> **GOAL**
Return the whole listing, line for line, without the pictures in it.

_ _ _ _ _

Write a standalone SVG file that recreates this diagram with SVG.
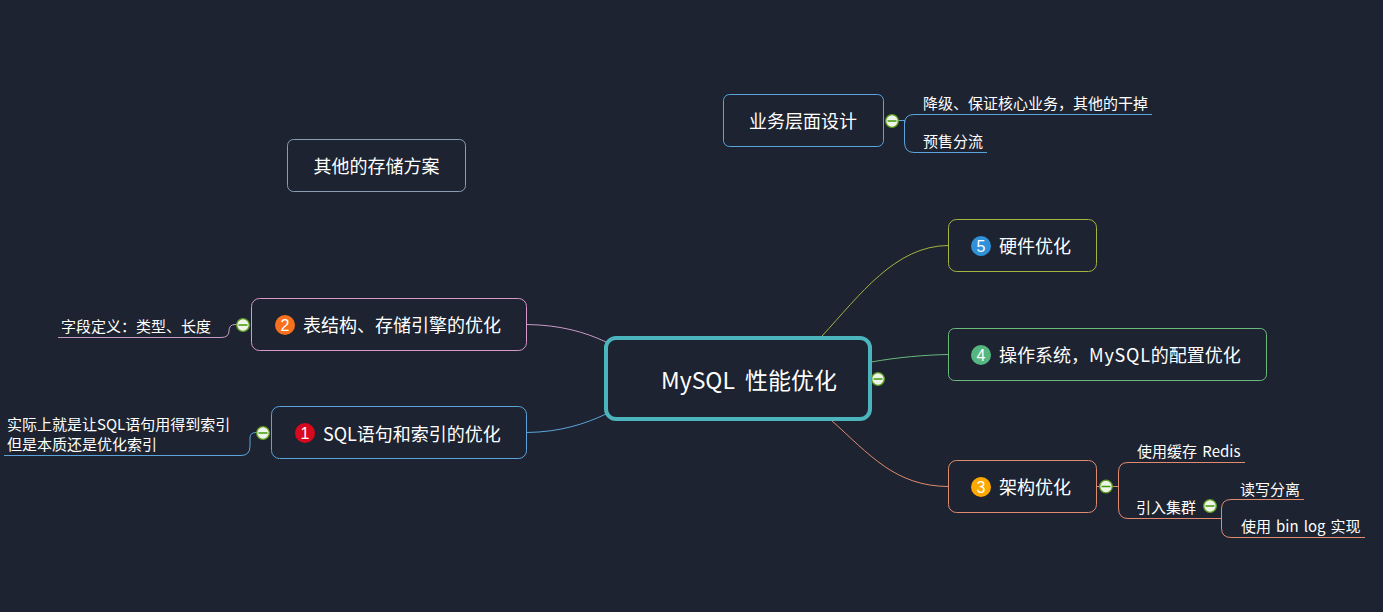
<svg xmlns="http://www.w3.org/2000/svg" width="1383" height="612" viewBox="0 0 1383 612">
<style>
text{font-family:"Noto Sans CJK SC","Noto Sans",sans-serif;fill:#fff}
.t{font-size:18px}
.s{font-size:15px}
.n{fill:#1d2330;stroke-width:1}
.c{fill:none;stroke-width:1}
.b{font-family:"Liberation Sans",sans-serif;font-size:16px;text-anchor:middle}
.tg{fill:#eef4e8;stroke:#5f9e20;stroke-width:1.300}
.tm{stroke:#3f9a0a;stroke-width:1.500}
</style>
<defs>
<g id="tog"><circle class="tg" r="6.300"/><path class="tm" d="M-4.500 0H4.500"/></g>
</defs>
<rect width="1383" height="612" fill="#1d2330"/>
<g id="connectors">
<path class="c" stroke="#c79ac6" d="M527 324.500C560 325 585 332 606 342"/>
<path class="c" stroke="#5ba5dc" d="M527 432.500C560 432 585 424 606 414"/>
<path class="c" stroke="#a3b43f" d="M822 336C860 295 895 246 948 245.500"/>
<path class="c" stroke="#6cb97c" d="M871 362C900 357 925 355 948 354.500"/>
<path class="c" stroke="#e08a6e" d="M831 420C870 455 895 486 948 486.500"/>
<path class="c" stroke="#c79ac6" d="M58 337.500H221Q229 337.500 229 331Q229 324.500 235 324.500H237"/>
<path class="c" stroke="#5ba5dc" d="M4 455.500H241Q250 455.500 250 446V438Q250 432.500 256 432.500H258"/>
<path class="c" stroke="#5ba5dc" d="M898 120.500H904.500M904.500 124Q904.500 114.500 914 114.500H1152M904.500 120V142Q904.500 152.500 914 152.500H987"/>
<g stroke="#e08a6e">
<path class="c" d="M1097 486.500H1100M1112 486.500H1118"/>
<path class="c" d="M1245 462.500H1128Q1118.500 462.500 1118.500 472V508Q1118.500 518.500 1128 518.500H1221"/>
<path class="c" d="M1304 499.500H1231Q1221.500 499.500 1221.500 509V528Q1221.500 537.500 1231 537.500H1365"/>
</g>
</g>
<g id="root"><rect x="606" y="338" width="264" height="81" rx="10" fill="#1d2330" stroke="#4cb4bd" stroke-width="4"/><text x="661" y="389" font-size="23" word-spacing="5">MySQL 性能优化</text><use href="#tog" x="878" y="379"/></g>
<g id="n-other"><rect class="n" stroke="#8a9db0" x="287.500" y="139.500" width="178" height="52" rx="6"/><text class="t" x="313.500" y="173">其他的存储方案</text></g>
<g id="n-biz"><rect class="n" stroke="#5ba5dc" x="723.500" y="94.500" width="160" height="52" rx="6"/><text class="t" x="749" y="128">业务层面设计</text><use href="#tog" x="892" y="121"/></g>
<g id="n-biz-a"><text class="s" x="923" y="109">降级、保证核心业务，其他的干掉</text></g>
<g id="n-biz-b"><text class="s" x="923" y="147">预售分流</text></g>
<g id="n-hw"><rect class="n" stroke="#a3b43f" x="948.500" y="219.500" width="148" height="52" rx="8"/><circle cx="981" cy="246" r="10" fill="#2f92d8"/><text class="b" x="981" y="252">5</text><text class="t" x="999" y="253">硬件优化</text></g>
<g id="n-os"><rect class="n" stroke="#6cb97c" x="948.500" y="328.500" width="318" height="52" rx="6"/><circle cx="981" cy="355" r="10" fill="#55b77f"/><text class="b" x="981" y="361">4</text><text class="t" x="999" y="362">操作系统，<tspan letter-spacing="0.800">MySQL</tspan>的配置优化</text></g>
<g id="n-arch"><rect class="n" stroke="#e08a6e" x="948.500" y="460.500" width="148" height="52" rx="8"/><circle cx="981" cy="487" r="10" fill="#ffa800"/><text class="b" x="981" y="493">3</text><text class="t" x="999" y="494">架构优化</text><use href="#tog" x="1106" y="486.500"/></g>
<g id="n-redis"><text class="s" x="1137" y="457" word-spacing="2">使用缓存 Redis</text></g>
<g id="n-cluster"><text class="s" x="1136" y="513">引入集群</text><use href="#tog" x="1210" y="506"/></g>
<g id="n-rw"><text class="s" x="1240" y="495">读写分离</text></g>
<g id="n-binlog"><text class="s" x="1241" y="532" word-spacing="1.700">使用 bin log 实现</text></g>
<g id="n-table"><rect class="n" stroke="#d79ac8" x="251.500" y="298.500" width="275" height="52" rx="8"/><circle cx="285" cy="325" r="10" fill="#f7701d"/><text class="b" x="285" y="331">2</text><text class="t" x="303" y="332">表结构、存储引擎的优化</text><use href="#tog" x="243" y="325"/></g>
<g id="n-field"><text class="s" x="61" y="332">字段定义：类型、长度</text></g>
<g id="n-sql"><rect class="n" stroke="#5ba5dc" x="271.500" y="406.500" width="255" height="52" rx="8"/><circle cx="305" cy="433" r="10" fill="#d8091f"/><text class="b" x="305" y="439">1</text><text class="t" x="323" y="441">SQL语句和索引的优化</text><use href="#tog" x="263" y="433"/></g>
<g id="n-sql-note"><text class="s" x="7" y="430">实际上就是让SQL语句用得到索引</text><text class="s" x="7" y="450">但是本质还是优化索引</text></g>
</svg>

_ _ _ _ _

> **THE OUTPUT**
Write a standalone SVG file that recreates this diagram with SVG.
<svg xmlns="http://www.w3.org/2000/svg" width="1383" height="612" viewBox="0 0 1383 612">
<style>
text{font-family:"Noto Sans CJK SC","Noto Sans",sans-serif;fill:#fff}
.t{font-size:18px}
.s{font-size:15px}
.n{fill:#1d2330;stroke-width:1}
.c{fill:none;stroke-width:1}
.b{font-family:"Liberation Sans",sans-serif;font-size:16px;text-anchor:middle}
.tg{fill:#eef4e8;stroke:#5f9e20;stroke-width:1.300}
.tm{stroke:#3f9a0a;stroke-width:1.500}
</style>
<defs>
<g id="tog"><circle class="tg" r="6.300"/><path class="tm" d="M-4.500 0H4.500"/></g>
</defs>
<rect width="1383" height="612" fill="#1d2330"/>
<g id="connectors">
<path class="c" stroke="#c79ac6" d="M527 324.500C560 325 585 332 606 342"/>
<path class="c" stroke="#5ba5dc" d="M527 432.500C560 432 585 424 606 414"/>
<path class="c" stroke="#a3b43f" d="M822 336C860 295 895 246 948 245.500"/>
<path class="c" stroke="#6cb97c" d="M871 362C900 357 925 355 948 354.500"/>
<path class="c" stroke="#e08a6e" d="M831 420C870 455 895 486 948 486.500"/>
<path class="c" stroke="#c79ac6" d="M58 337.500H221Q229 337.500 229 331Q229 324.500 235 324.500H237"/>
<path class="c" stroke="#5ba5dc" d="M4 455.500H241Q250 455.500 250 446V438Q250 432.500 256 432.500H258"/>
<path class="c" stroke="#5ba5dc" d="M898 120.500H904.500M904.500 124Q904.500 114.500 914 114.500H1152M904.500 120V142Q904.500 152.500 914 152.500H987"/>
<g stroke="#e08a6e">
<path class="c" d="M1097 486.500H1100M1112 486.500H1118"/>
<path class="c" d="M1245 462.500H1128Q1118.500 462.500 1118.500 472V508Q1118.500 518.500 1128 518.500H1221"/>
<path class="c" d="M1304 499.500H1231Q1221.500 499.500 1221.500 509V528Q1221.500 537.500 1231 537.500H1365"/>
</g>
</g>
<g id="root"><rect x="606" y="338" width="264" height="81" rx="10" fill="#1d2330" stroke="#4cb4bd" stroke-width="4"/><text x="661" y="389" font-size="23" word-spacing="5">MySQL 性能优化</text><use href="#tog" x="878" y="379"/></g>
<g id="n-other"><rect class="n" stroke="#8a9db0" x="287.500" y="139.500" width="178" height="52" rx="6"/><text class="t" x="313.500" y="173">其他的存储方案</text></g>
<g id="n-biz"><rect class="n" stroke="#5ba5dc" x="723.500" y="94.500" width="160" height="52" rx="6"/><text class="t" x="749" y="128">业务层面设计</text><use href="#tog" x="892" y="121"/></g>
<g id="n-biz-a"><text class="s" x="923" y="109">降级、保证核心业务，其他的干掉</text></g>
<g id="n-biz-b"><text class="s" x="923" y="147">预售分流</text></g>
<g id="n-hw"><rect class="n" stroke="#a3b43f" x="948.500" y="219.500" width="148" height="52" rx="8"/><circle cx="981" cy="246" r="10" fill="#2f92d8"/><text class="b" x="981" y="252">5</text><text class="t" x="999" y="253">硬件优化</text></g>
<g id="n-os"><rect class="n" stroke="#6cb97c" x="948.500" y="328.500" width="318" height="52" rx="6"/><circle cx="981" cy="355" r="10" fill="#55b77f"/><text class="b" x="981" y="361">4</text><text class="t" x="999" y="362">操作系统，<tspan letter-spacing="0.800">MySQL</tspan>的配置优化</text></g>
<g id="n-arch"><rect class="n" stroke="#e08a6e" x="948.500" y="460.500" width="148" height="52" rx="8"/><circle cx="981" cy="487" r="10" fill="#ffa800"/><text class="b" x="981" y="493">3</text><text class="t" x="999" y="494">架构优化</text><use href="#tog" x="1106" y="486.500"/></g>
<g id="n-redis"><text class="s" x="1137" y="457" word-spacing="2">使用缓存 Redis</text></g>
<g id="n-cluster"><text class="s" x="1136" y="513">引入集群</text><use href="#tog" x="1210" y="506"/></g>
<g id="n-rw"><text class="s" x="1240" y="495">读写分离</text></g>
<g id="n-binlog"><text class="s" x="1241" y="532" word-spacing="1.700">使用 bin log 实现</text></g>
<g id="n-table"><rect class="n" stroke="#d79ac8" x="251.500" y="298.500" width="275" height="52" rx="8"/><circle cx="285" cy="325" r="10" fill="#f7701d"/><text class="b" x="285" y="331">2</text><text class="t" x="303" y="332">表结构、存储引擎的优化</text><use href="#tog" x="243" y="325"/></g>
<g id="n-field"><text class="s" x="61" y="332">字段定义：类型、长度</text></g>
<g id="n-sql"><rect class="n" stroke="#5ba5dc" x="271.500" y="406.500" width="255" height="52" rx="8"/><circle cx="305" cy="433" r="10" fill="#d8091f"/><text class="b" x="305" y="439">1</text><text class="t" x="323" y="441">SQL语句和索引的优化</text><use href="#tog" x="263" y="433"/></g>
<g id="n-sql-note"><text class="s" x="7" y="430">实际上就是让SQL语句用得到索引</text><text class="s" x="7" y="450">但是本质还是优化索引</text></g>
</svg>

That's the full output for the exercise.